_Challenge_
Leave out all pictures. Return exactly the lines from the top of the material through the line containing "0.448, 0.384, 0.320]".

_Stored data_
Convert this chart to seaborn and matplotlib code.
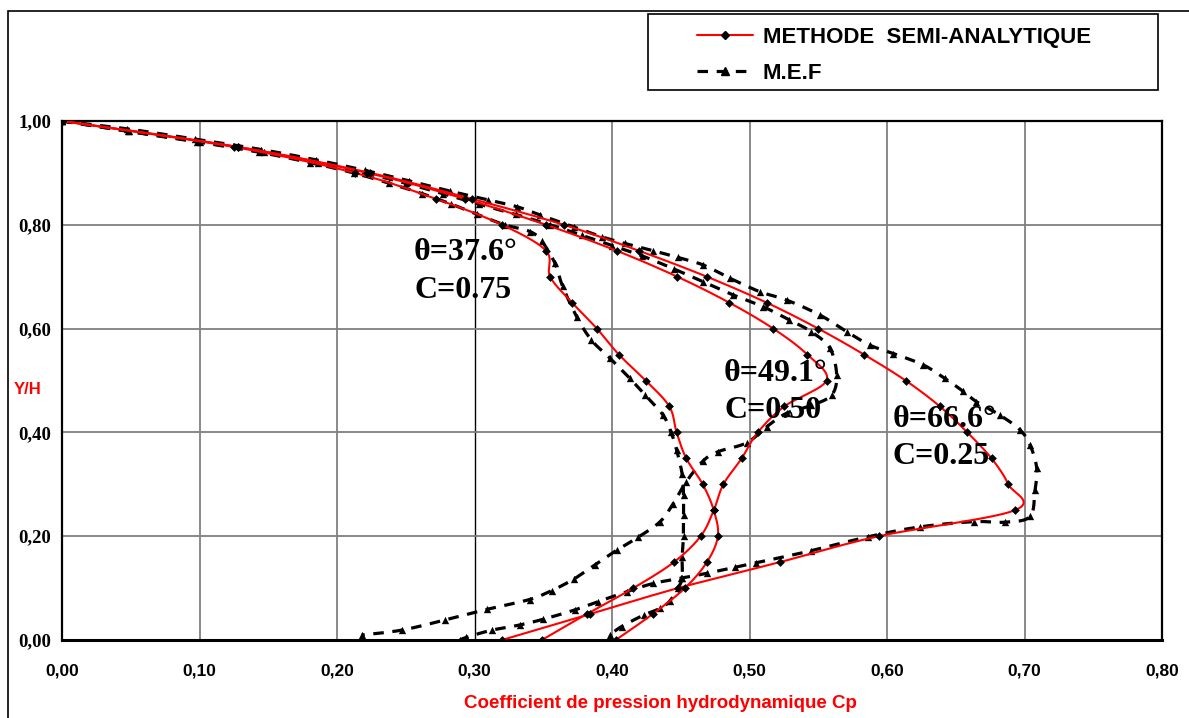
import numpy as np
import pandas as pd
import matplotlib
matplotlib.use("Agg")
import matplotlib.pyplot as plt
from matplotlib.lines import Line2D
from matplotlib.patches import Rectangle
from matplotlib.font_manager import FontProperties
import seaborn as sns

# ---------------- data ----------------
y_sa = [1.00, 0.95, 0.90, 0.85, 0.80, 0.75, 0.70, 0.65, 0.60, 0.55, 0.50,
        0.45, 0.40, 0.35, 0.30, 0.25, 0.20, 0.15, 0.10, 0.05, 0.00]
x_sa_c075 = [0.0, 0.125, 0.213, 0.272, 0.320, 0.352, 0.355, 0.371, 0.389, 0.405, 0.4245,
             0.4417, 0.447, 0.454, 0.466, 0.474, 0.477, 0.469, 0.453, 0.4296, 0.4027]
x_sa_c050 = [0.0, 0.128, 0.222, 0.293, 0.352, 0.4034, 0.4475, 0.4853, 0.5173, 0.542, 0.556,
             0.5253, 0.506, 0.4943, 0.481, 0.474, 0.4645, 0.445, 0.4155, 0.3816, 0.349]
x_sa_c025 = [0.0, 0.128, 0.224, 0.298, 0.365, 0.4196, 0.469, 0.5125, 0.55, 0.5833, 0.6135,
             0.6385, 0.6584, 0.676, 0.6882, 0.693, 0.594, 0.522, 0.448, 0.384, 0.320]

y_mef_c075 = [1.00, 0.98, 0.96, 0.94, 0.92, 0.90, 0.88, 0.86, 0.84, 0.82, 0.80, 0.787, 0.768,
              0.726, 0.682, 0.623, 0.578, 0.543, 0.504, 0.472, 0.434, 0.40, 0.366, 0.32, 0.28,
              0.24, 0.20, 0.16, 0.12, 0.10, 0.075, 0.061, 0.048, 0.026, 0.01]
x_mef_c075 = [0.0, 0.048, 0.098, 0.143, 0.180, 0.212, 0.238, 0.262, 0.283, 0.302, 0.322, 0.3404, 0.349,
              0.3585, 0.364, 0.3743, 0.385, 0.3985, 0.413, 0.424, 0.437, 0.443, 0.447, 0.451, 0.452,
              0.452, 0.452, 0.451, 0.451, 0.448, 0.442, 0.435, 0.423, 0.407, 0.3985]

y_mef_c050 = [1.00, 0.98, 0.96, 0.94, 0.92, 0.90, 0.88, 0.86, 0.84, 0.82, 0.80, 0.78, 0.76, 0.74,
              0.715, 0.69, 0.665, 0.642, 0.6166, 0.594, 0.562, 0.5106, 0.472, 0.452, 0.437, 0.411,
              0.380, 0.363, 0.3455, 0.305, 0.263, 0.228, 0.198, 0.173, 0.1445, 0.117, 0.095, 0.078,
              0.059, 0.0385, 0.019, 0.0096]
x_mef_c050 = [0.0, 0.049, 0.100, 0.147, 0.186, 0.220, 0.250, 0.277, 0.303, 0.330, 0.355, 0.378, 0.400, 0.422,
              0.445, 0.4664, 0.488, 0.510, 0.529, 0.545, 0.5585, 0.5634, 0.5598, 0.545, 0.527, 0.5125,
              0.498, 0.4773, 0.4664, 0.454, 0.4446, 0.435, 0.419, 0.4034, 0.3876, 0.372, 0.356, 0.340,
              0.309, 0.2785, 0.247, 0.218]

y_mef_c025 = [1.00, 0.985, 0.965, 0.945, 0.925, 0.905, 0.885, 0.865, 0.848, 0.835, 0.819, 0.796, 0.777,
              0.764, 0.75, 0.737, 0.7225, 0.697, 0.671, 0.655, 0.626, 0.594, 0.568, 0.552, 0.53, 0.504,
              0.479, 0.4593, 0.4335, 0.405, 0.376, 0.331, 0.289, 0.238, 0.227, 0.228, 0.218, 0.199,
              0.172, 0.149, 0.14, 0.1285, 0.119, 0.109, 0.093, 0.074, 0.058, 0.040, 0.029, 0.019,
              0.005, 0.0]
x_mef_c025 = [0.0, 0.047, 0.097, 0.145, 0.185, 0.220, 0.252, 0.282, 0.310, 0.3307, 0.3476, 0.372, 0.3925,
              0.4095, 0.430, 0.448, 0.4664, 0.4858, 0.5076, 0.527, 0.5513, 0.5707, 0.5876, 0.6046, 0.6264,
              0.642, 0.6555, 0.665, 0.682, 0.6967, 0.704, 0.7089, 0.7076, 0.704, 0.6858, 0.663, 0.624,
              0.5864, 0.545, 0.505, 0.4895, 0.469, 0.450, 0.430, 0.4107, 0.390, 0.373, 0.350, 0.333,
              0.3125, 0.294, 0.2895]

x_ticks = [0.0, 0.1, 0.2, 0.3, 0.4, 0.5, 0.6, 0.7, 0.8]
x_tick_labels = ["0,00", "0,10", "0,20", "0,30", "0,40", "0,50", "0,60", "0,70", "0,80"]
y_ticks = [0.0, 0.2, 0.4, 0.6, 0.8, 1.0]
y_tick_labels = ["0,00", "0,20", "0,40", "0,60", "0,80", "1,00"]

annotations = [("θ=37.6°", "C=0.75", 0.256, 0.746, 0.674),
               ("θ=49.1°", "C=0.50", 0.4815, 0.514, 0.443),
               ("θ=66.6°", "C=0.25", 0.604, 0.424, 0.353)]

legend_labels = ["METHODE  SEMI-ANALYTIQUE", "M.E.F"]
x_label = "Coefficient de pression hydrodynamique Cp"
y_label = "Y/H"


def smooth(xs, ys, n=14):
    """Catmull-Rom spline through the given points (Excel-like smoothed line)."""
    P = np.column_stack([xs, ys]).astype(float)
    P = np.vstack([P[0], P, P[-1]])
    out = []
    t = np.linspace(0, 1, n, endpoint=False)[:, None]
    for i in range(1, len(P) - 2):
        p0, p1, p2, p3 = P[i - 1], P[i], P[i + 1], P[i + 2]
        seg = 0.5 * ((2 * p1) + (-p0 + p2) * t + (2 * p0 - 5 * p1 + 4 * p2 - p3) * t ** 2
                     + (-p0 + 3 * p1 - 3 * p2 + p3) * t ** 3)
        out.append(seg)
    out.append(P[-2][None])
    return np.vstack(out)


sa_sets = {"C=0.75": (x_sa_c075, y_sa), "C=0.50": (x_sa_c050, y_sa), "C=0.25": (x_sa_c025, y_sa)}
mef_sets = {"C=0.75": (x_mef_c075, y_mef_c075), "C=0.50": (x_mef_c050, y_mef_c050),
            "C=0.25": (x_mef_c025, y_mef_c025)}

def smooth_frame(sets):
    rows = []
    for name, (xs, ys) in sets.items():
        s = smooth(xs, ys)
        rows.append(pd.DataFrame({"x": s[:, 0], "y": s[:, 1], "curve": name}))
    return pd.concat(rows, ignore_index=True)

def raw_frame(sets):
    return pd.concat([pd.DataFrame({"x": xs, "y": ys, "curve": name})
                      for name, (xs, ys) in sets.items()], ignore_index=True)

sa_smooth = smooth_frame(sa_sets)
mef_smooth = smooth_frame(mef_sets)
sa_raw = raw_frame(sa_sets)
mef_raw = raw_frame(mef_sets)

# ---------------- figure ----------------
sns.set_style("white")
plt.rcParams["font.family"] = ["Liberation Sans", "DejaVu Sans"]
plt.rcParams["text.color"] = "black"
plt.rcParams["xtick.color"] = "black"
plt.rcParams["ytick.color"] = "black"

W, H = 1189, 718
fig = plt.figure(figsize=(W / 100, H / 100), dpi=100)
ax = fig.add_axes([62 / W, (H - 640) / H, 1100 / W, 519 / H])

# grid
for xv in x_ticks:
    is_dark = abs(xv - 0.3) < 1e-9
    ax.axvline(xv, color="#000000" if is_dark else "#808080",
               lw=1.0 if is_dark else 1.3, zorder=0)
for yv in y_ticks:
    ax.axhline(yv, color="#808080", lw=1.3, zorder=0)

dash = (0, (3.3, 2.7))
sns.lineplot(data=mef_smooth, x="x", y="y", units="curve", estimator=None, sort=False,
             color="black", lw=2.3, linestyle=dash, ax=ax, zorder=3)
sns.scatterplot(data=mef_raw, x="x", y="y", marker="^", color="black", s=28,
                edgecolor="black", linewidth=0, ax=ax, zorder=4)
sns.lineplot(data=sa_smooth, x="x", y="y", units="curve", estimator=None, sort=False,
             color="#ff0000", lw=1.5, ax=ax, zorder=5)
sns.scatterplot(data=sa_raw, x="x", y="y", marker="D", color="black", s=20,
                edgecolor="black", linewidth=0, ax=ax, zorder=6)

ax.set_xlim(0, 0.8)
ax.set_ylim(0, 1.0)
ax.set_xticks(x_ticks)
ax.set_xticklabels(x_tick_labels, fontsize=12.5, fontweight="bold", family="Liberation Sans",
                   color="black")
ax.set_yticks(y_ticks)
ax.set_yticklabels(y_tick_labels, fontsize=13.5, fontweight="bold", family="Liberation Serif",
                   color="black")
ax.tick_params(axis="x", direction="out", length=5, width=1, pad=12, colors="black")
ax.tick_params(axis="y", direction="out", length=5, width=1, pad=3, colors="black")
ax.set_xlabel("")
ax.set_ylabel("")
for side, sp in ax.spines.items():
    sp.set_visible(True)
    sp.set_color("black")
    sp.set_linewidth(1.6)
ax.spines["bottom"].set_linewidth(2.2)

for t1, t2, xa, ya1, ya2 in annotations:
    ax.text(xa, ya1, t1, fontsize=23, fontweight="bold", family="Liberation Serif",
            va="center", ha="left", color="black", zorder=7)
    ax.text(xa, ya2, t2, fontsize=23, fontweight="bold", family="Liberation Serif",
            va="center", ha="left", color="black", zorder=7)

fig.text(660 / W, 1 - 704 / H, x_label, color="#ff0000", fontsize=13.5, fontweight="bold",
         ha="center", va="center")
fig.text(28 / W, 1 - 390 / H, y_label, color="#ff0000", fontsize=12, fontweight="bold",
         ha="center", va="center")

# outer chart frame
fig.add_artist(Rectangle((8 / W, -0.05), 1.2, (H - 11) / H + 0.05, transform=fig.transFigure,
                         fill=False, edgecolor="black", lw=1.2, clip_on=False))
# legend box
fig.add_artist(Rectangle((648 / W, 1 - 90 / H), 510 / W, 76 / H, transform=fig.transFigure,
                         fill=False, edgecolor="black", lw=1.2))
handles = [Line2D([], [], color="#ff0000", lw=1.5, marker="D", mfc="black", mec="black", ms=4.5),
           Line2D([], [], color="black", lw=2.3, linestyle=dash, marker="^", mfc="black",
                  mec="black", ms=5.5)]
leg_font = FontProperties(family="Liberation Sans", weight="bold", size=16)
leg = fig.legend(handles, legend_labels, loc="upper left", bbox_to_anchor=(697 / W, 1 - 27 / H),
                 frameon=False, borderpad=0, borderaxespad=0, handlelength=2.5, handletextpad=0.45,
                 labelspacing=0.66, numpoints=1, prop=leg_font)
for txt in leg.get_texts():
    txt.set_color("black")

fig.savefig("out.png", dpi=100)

_Written reply_
Convert this chart to seaborn and matplotlib code.
import numpy as np
import pandas as pd
import matplotlib
matplotlib.use("Agg")
import matplotlib.pyplot as plt
from matplotlib.lines import Line2D
from matplotlib.patches import Rectangle
from matplotlib.font_manager import FontProperties
import seaborn as sns

# ---------------- data ----------------
y_sa = [1.00, 0.95, 0.90, 0.85, 0.80, 0.75, 0.70, 0.65, 0.60, 0.55, 0.50,
        0.45, 0.40, 0.35, 0.30, 0.25, 0.20, 0.15, 0.10, 0.05, 0.00]
x_sa_c075 = [0.0, 0.125, 0.213, 0.272, 0.320, 0.352, 0.355, 0.371, 0.389, 0.405, 0.4245,
             0.4417, 0.447, 0.454, 0.466, 0.474, 0.477, 0.469, 0.453, 0.4296, 0.4027]
x_sa_c050 = [0.0, 0.128, 0.222, 0.293, 0.352, 0.4034, 0.4475, 0.4853, 0.5173, 0.542, 0.556,
             0.5253, 0.506, 0.4943, 0.481, 0.474, 0.4645, 0.445, 0.4155, 0.3816, 0.349]
x_sa_c025 = [0.0, 0.128, 0.224, 0.298, 0.365, 0.4196, 0.469, 0.5125, 0.55, 0.5833, 0.6135,
             0.6385, 0.6584, 0.676, 0.6882, 0.693, 0.594, 0.522, 0.448, 0.384, 0.320]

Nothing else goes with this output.